Charts and diagrams as code:

※

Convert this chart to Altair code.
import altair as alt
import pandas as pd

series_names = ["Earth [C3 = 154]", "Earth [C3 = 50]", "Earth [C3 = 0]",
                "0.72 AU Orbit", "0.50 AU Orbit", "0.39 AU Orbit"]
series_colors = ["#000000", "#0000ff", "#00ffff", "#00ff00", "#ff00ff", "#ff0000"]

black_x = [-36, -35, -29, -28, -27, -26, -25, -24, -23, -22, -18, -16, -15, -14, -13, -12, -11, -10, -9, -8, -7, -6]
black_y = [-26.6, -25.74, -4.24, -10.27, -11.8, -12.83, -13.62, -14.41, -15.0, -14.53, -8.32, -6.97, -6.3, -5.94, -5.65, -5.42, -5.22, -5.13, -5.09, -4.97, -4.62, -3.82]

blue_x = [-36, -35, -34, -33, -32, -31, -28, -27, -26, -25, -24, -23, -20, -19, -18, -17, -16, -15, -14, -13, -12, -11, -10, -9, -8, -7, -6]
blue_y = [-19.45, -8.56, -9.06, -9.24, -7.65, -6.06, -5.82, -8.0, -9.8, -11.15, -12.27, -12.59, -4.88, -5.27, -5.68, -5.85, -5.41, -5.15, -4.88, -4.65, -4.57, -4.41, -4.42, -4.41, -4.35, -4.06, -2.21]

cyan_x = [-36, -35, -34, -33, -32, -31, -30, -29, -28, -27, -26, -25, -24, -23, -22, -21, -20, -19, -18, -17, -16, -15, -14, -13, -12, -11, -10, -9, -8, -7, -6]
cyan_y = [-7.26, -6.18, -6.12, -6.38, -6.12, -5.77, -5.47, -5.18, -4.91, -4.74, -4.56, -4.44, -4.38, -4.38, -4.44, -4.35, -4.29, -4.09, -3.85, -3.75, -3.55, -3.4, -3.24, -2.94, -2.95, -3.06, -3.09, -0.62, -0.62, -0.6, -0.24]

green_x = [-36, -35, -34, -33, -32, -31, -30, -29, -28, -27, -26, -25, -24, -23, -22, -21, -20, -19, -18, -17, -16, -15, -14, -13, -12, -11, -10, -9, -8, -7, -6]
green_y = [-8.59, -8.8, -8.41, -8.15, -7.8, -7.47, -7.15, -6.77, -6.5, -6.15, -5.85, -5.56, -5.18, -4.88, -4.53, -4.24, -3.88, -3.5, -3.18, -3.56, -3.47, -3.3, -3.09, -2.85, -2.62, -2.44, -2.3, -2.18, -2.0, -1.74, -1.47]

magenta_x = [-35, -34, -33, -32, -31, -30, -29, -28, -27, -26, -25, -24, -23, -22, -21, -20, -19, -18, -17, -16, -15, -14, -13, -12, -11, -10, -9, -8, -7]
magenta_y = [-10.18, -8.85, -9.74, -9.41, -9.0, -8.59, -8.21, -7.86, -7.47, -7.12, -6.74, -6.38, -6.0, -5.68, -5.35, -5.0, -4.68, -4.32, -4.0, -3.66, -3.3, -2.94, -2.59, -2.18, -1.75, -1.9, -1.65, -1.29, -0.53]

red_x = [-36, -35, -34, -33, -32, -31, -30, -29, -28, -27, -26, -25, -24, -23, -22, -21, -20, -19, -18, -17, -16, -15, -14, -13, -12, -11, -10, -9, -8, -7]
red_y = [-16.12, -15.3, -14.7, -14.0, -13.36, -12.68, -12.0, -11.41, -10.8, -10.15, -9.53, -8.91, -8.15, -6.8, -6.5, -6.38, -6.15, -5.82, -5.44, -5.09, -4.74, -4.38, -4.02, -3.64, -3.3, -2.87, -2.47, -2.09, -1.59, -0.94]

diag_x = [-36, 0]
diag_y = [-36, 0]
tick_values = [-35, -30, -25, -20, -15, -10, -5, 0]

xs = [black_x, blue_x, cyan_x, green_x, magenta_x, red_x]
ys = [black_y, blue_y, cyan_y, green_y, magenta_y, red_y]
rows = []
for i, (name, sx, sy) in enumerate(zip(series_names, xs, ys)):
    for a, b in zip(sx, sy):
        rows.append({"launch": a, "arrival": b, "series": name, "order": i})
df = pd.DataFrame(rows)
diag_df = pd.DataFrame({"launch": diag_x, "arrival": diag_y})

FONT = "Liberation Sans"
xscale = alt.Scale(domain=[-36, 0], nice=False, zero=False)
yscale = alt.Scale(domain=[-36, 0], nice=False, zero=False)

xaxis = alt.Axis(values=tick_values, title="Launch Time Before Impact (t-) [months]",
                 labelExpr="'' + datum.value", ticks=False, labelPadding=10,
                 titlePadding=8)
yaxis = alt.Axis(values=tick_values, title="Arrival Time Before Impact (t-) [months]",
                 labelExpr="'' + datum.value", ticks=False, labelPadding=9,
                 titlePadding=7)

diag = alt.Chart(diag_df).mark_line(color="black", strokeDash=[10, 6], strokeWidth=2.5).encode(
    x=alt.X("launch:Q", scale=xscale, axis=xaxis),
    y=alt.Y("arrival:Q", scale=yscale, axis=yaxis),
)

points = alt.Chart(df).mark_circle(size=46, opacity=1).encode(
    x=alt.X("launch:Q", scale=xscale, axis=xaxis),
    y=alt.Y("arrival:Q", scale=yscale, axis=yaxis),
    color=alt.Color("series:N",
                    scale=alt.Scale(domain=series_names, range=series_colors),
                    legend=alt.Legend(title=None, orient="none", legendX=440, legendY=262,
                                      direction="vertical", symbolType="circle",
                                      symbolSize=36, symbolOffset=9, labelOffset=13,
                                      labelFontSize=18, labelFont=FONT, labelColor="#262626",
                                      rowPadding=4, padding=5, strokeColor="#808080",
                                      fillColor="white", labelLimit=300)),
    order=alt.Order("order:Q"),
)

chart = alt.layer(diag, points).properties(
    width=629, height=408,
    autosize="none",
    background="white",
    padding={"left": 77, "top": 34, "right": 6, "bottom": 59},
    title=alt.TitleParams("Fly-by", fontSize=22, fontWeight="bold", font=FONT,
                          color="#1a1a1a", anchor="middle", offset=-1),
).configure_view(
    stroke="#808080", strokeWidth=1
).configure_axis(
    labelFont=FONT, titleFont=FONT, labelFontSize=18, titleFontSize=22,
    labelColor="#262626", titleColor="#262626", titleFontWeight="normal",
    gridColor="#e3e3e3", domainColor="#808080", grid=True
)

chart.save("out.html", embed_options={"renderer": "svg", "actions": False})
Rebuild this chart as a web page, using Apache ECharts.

※

#### What you have to do
Extract the first line above and each line after it up to and including the one with "-4.97, -4.62, -3.82]", please, exactly and with nothing else.

#### Result
Convert this chart to Altair code.
import altair as alt
import pandas as pd

series_names = ["Earth [C3 = 154]", "Earth [C3 = 50]", "Earth [C3 = 0]",
                "0.72 AU Orbit", "0.50 AU Orbit", "0.39 AU Orbit"]
series_colors = ["#000000", "#0000ff", "#00ffff", "#00ff00", "#ff00ff", "#ff0000"]

black_x = [-36, -35, -29, -28, -27, -26, -25, -24, -23, -22, -18, -16, -15, -14, -13, -12, -11, -10, -9, -8, -7, -6]
black_y = [-26.6, -25.74, -4.24, -10.27, -11.8, -12.83, -13.62, -14.41, -15.0, -14.53, -8.32, -6.97, -6.3, -5.94, -5.65, -5.42, -5.22, -5.13, -5.09, -4.97, -4.62, -3.82]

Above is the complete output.